Even after the new district was created, it took a bit to get a Latino candidate elected. In 2012, low voter turnout among Latinos and the fact that much of the district’s Latino majority in the district wasn’t of voting age yet, allowed District 9’s Whiter, more affluent voters to elect Marti Emerald over Latino activist Mateo Camarillo. Voters in the more affluent parts of District 9 accounted for about 60 percent of the votes that year.
Today, under the 2011 District 9 boundaries, the district has a Latino population of 48.2 percent and Latinos make up 35 percent of the citizens in District 9 who can vote.

“If you visit the core of District 9, you’ll see it’s majority Latinx and surrounded by affluent communities around it,” said Julie Corrales, a current District 8 resident who lived in District 9 up until a few years ago, at last week’s meeting.
The preliminary map approved by the commission several weeks ago had a District 9 with a 28.63 percent Latino voting population.
A preliminary legal analysis of the draft maps from Nov. 12 highlighted the issue:
“In particular, I respectfully direct Commissioners’ attention to addressing areas where it appears that minority voters’ opportunity to elect the candidates of their choice may be reduced somewhat because of population shifts. The example of where this may be occurring in the draft maps is the reduction of Latino CVAP in proposed District 9 as compared to the existing District condition, on all three maps. During your public hearing process and deliberation, it will be important to fine tune the map you choose as much as possible to protect such voters’ right.”
In the past few meetings, some commissioners have focused on trying to evaluate map changes that would help increase.
First, the commission moved Mount Hope from District 4 to District 9, which increased the Latino voting population to 29.25 percent. At the last meeting, commissioners asked consultants to evaluate potentially moving eastern Mission Valley out of District 9, which has a higher White population, and replacing it with Stockton, which is 85 percent Latino, or Mountain View, which is 77 percent Latino.
All of these potential solutions, though, would still reduce Latino voting power in the district from what it was.
“These mapping decisions are merely postponing the inevitable,” Pollard said in his public comment last week.
San Diego is continuously becoming less White, he said. Mapping decisions that dilute non-White voting power will only postpone the political implications of that shift for so long.

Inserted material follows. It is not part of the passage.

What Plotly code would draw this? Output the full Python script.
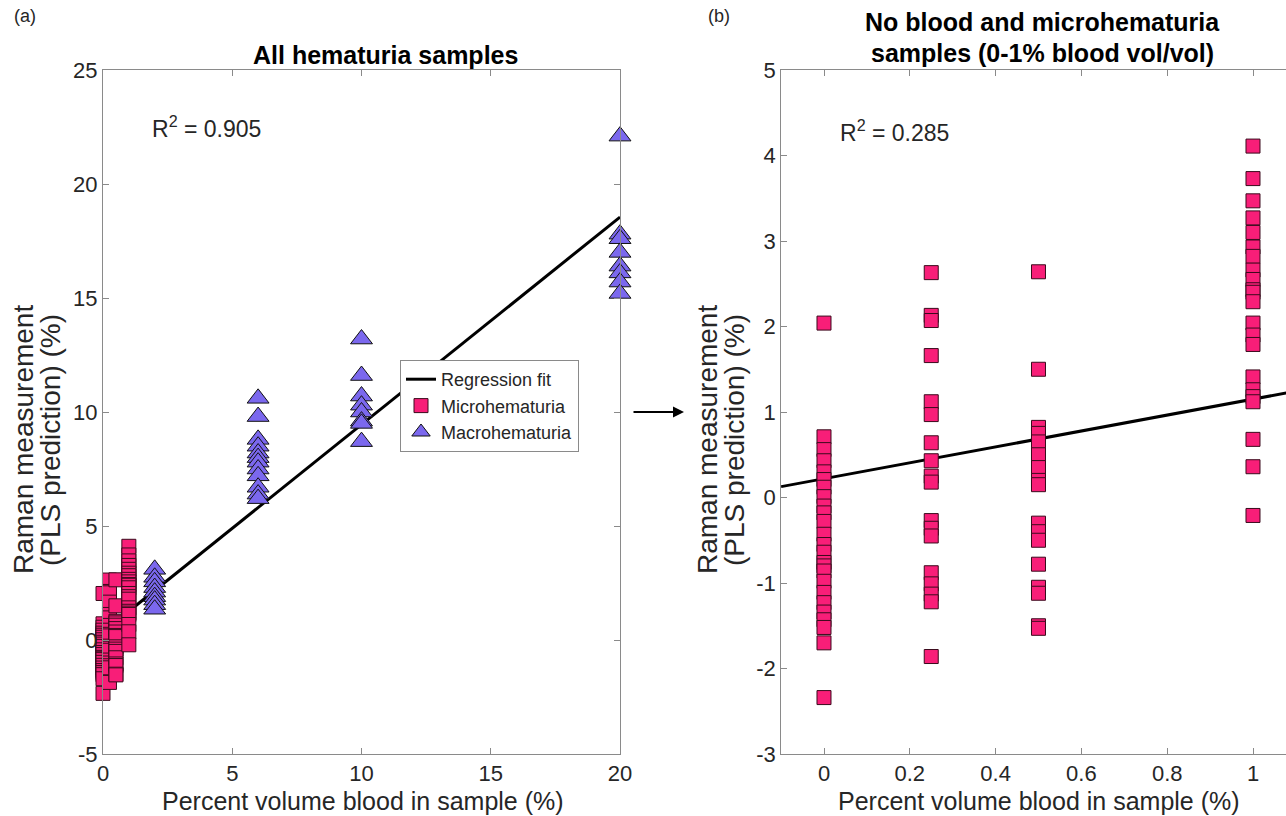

“These hidden agendas that these communities are using under the codes of racism are only postponing the inevitable,” Pollard said. “It’s very disappointing to see such a beautiful city of San Diego and the ugliness that comes out continuously with these efforts of redistricting.”
While some commissioners appear determined to do what they can to increase the Latino voting percentage in the district, others seem less willing.
Commissioner Thomas Hebrank, who represents District 9, expressed his hesitancy repeatedly toward suggestions to tweak District 9 on the draft map the commission was considering.
Hebrank said District 9 was a “stepchild” created in 2011 and took issue with continuing to pull it apart just to move a “certain population” up a few decimal points.
“When you’re in a community that is historically marginalized, it’s not just a statistic,” said Commissioner Kristen Roberts. “That one [percentage] point is incredibly important.”
Commissioner Roy MacPhail pointed to a previous map that had been submitted by a coalition of organizations through the city, the San Diego Communities Collaboration map, and said that map had successfully gotten District 9’s Latino voting age population to more than 31 percent. The commission should be able to get to at least 30 percent, then, he said.
The population of San Diego County has shifted and changed over the past thirty years. This map showcases the distribution of Latino residents throughout the county by Census tract between 1990 and 2020, with data sourced from IPUMS/NHGIS and Census population reports. / Map by Cam Rodriguez
The collaboration map did something else, too, that would have helped Latino voters, that the commission didn’t end up doing. It created a District 2 centered around communities like Linda Vista, Serra Mesa and Clairemont Mesa that would have been a fifth majority non-White district in the city. That district would have had an 18.69 percent Latino voting age population, in addition to a 13.64 and 4.51 percent Asian and Black voting age population, respectively. Putting Latino voters with other groups that could vote similarly to them would help boost their voting power.
“After the Census numbers came out, we took a look at it and saw that for our population as a whole, the city is 54 percent people of color and 43 percent White, but our districts do not represent that,” said Eryn Wilson, Alliance San Diego’s civic engagement manager. “We’re left with four districts to split how we’re represented and our goal. It’s this idea that we’re fighting for crumbs.”
That’s effectively what has ended up happening between District 9 and District 4. Commissioner Fred Kosmo said in last week’s meeting that all the District 9 tweaking left him feeling like underrepresented communities were being treated as “bargaining chips.” Kosmo did not support the collaboration map when it was on the table, though.
“When White communities are prioritized, it leaves communities of color who are facing very real, very hard issues in our communities to fend for ourselves because we can’t get the representation that we need,” Wilson said.
Lupe Flores, director of engagement and impact at the Chicano Federation, said cost of living and issues of gentrification have been continuing to impact Latino residents and voters in the city, pushing them to different neighborhoods and even out of the city entirely. But that’s why creating districts that not only consolidate the Latino vote, but put Latinos in neighborhoods with other groups that vote similarly to them is important.
“It’s not only taking into consideration the Latinx vote,” she said. “But how do we get those folks to work with other people, rather than putting Latinx voters in a majority White district and not hear their voice.”